4. The Military Staff Committee, with the authorization of the Security Council and after consultation with appropriate regional agencies, may establish regional sub-committees.
Article 48
1. The action required to carry out the decisions of the Security Council for the maintenance of international peace and security shall be taken by all the Members of the United Nations or by some of them, as the Security Council may determine.

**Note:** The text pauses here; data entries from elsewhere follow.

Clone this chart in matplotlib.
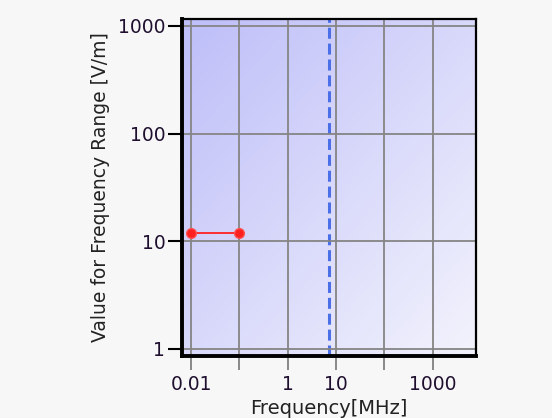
import numpy as np
import matplotlib
matplotlib.use("Agg")
import matplotlib.pyplot as plt
from matplotlib.colors import LinearSegmentedColormap
from matplotlib.ticker import FixedLocator, NullLocator, FixedFormatter

# Data
freq_mhz = [0.01, 0.1]
values_vm = [12, 12]
marker_freq = 7.2
x_ticks = [0.01, 0.1, 1, 10, 100, 1000]
x_tick_labels = ["0.01", "", "1", "10", "", "1000"]
y_ticks = [1, 10, 100, 1000]
y_tick_labels = ["1", "10", "100", "1000"]

fig = plt.figure(figsize=(5.52, 4.18), dpi=100, facecolor="#f7f7f7")
ax = fig.add_axes([182/552, 1-356/418, (476-182)/552, (356-19)/418])
ax.set_xscale("log")
ax.set_yscale("log")
ax.set_xlim(0.0065, 7900)
ax.set_ylim(0.86, 1160)

# gradient background
n = 200
xx, yy = np.meshgrid(np.linspace(0, 1, n), np.linspace(0, 1, n))
t = (xx + yy) / 2  # 0 at top-left, 1 at bottom-right (origin upper)
cmap = LinearSegmentedColormap.from_list("g", ["#bebef9", "#f3f3fd"])
ax.imshow(t, cmap=cmap, extent=[0, 1, 0, 1], transform=ax.transAxes,
          origin="upper", aspect="auto", zorder=0, interpolation="bilinear")

ax.xaxis.set_major_locator(FixedLocator(x_ticks))
ax.xaxis.set_major_formatter(FixedFormatter(x_tick_labels))
ax.xaxis.set_minor_locator(NullLocator())
ax.yaxis.set_major_locator(FixedLocator(y_ticks))
ax.yaxis.set_major_formatter(FixedFormatter(y_tick_labels))
ax.yaxis.set_minor_locator(NullLocator())

ax.grid(True, which="major", color="#858585", linewidth=1.3, zorder=1)
ax.set_axisbelow(False)

ax.axvline(marker_freq, color="#4a6fe6", linestyle=(0, (3.6, 1.6)), linewidth=2.2, zorder=2)
ax.plot(freq_mhz, values_vm, color="#ff2020", linewidth=1.3, marker="o",
        markersize=7, markerfacecolor="#ff2020", markeredgecolor="#ff5050", zorder=3)

for s in ["left", "bottom"]:
    ax.spines[s].set_linewidth(2.8)
for s in ["top", "right"]:
    ax.spines[s].set_linewidth(1.6)
for s in ax.spines.values():
    s.set_color("#000000")
    s.set_zorder(4)

ax.tick_params(axis="x", direction="out", length=10, width=1.3, color="#808080",
               labelsize=13.5, labelcolor="#201030", pad=4)
ax.tick_params(axis="y", direction="out", length=10, width=1.5, color="#000000",
               labelsize=13.5, labelcolor="#201030", pad=2)

ax.set_xlabel("Frequency[MHz]", fontsize=14, color="#222222", labelpad=3)
ax.set_ylabel("Value for Frequency Range [V/m]", fontsize=13.5, color="#222222", labelpad=6)

fig.savefig("out.png", dpi=100, facecolor=fig.get_facecolor())
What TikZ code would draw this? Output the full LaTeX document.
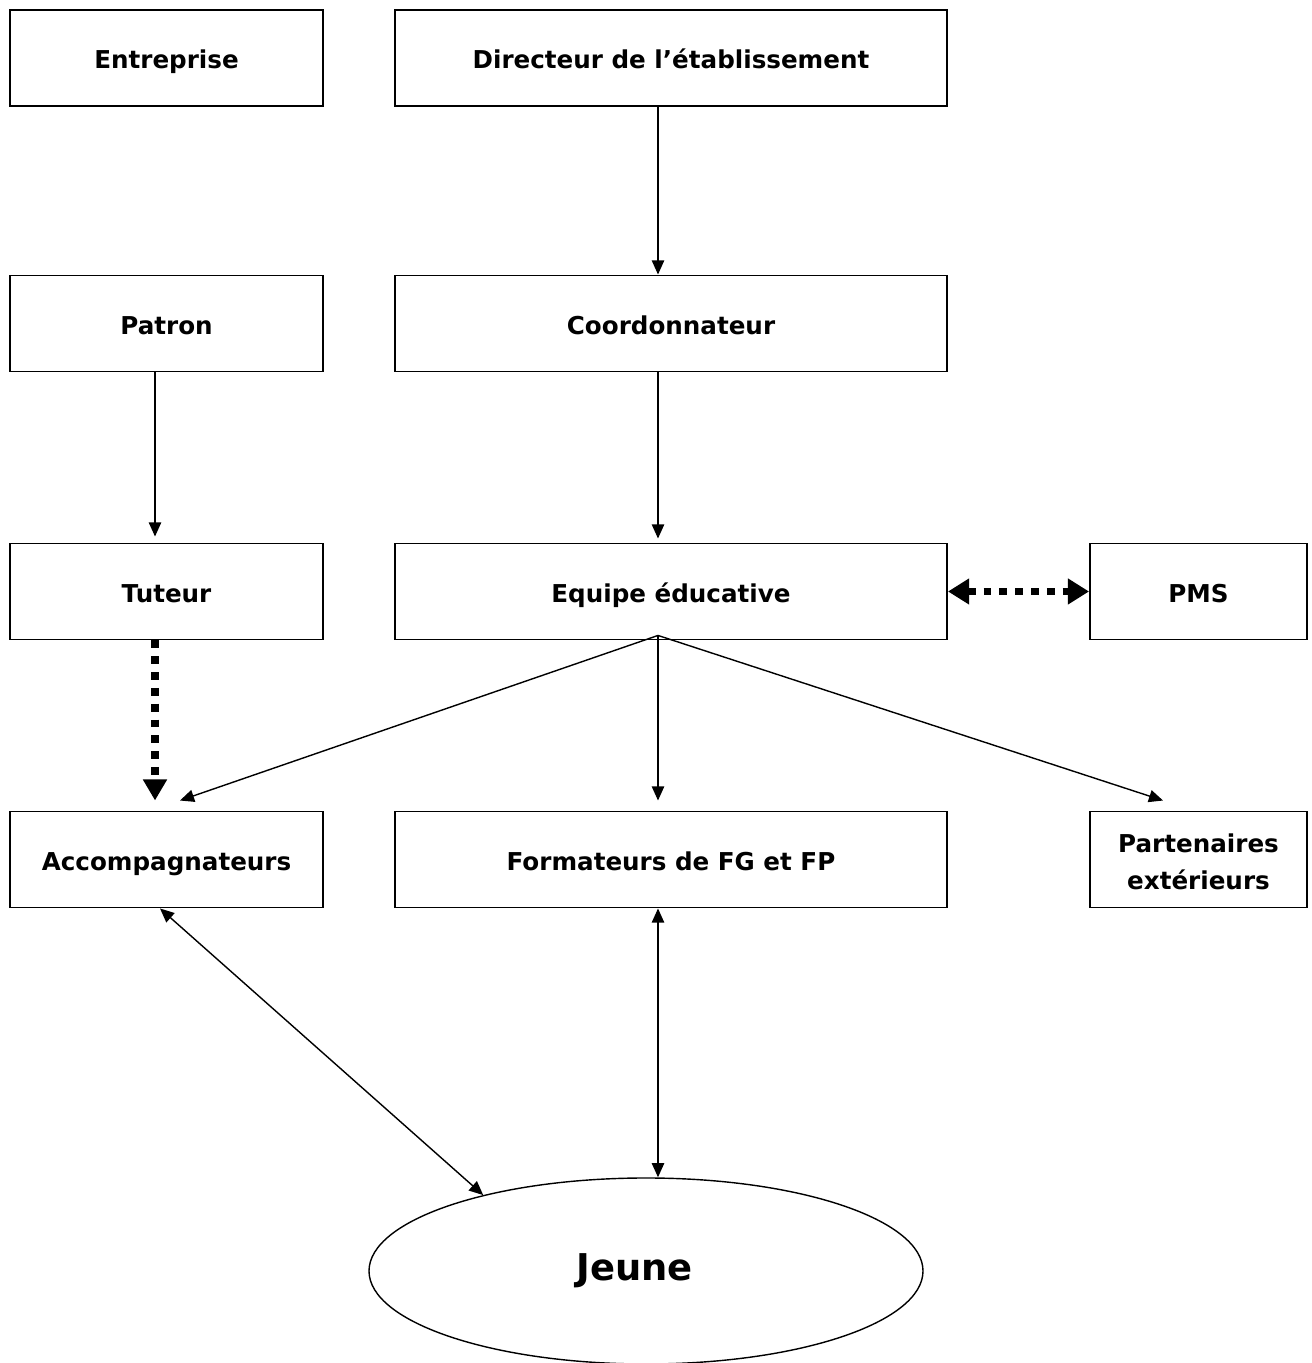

2. Such decisions shall be carried out by the Members of the United Nations directly and through their action in the appropriate international agencies of which they are members.
Article 49
The Members of the United Nations shall join in affording mutual assistance in carrying out the measures decided upon by the Security Council.
Article 50
If preventive or enforcement measures against any state are taken by the Security Council, any other state, whether a Member of the United Nations or not, which finds itself confronted with special economic problems arising from the carrying out of those measures shall have the right to consult the Security Council with regard to a solution of those problems.
Article 51
Nothing in the present Charter shall impair the inherent right of individual or collective self-defence if an armed attack occurs against a Member of the United Nations, until the Security Council has taken measures necessary to maintain international peace and security. Measures taken by Members in the exercise of this right of self-defence shall be immediately reported to the Security Council and shall not in any way affect the authority and responsibility of the Security Council under the present Charter to take at any time such action as it deems necessary in order to maintain or restore international peace and security.
I thought it best to post that in full, as nothing could have been learned about the United Nations, domestic politics and a rush to war by observing the Shrub and his Forty Theives of Baghdad in action.
Not only do you have no case--you contradict yourself.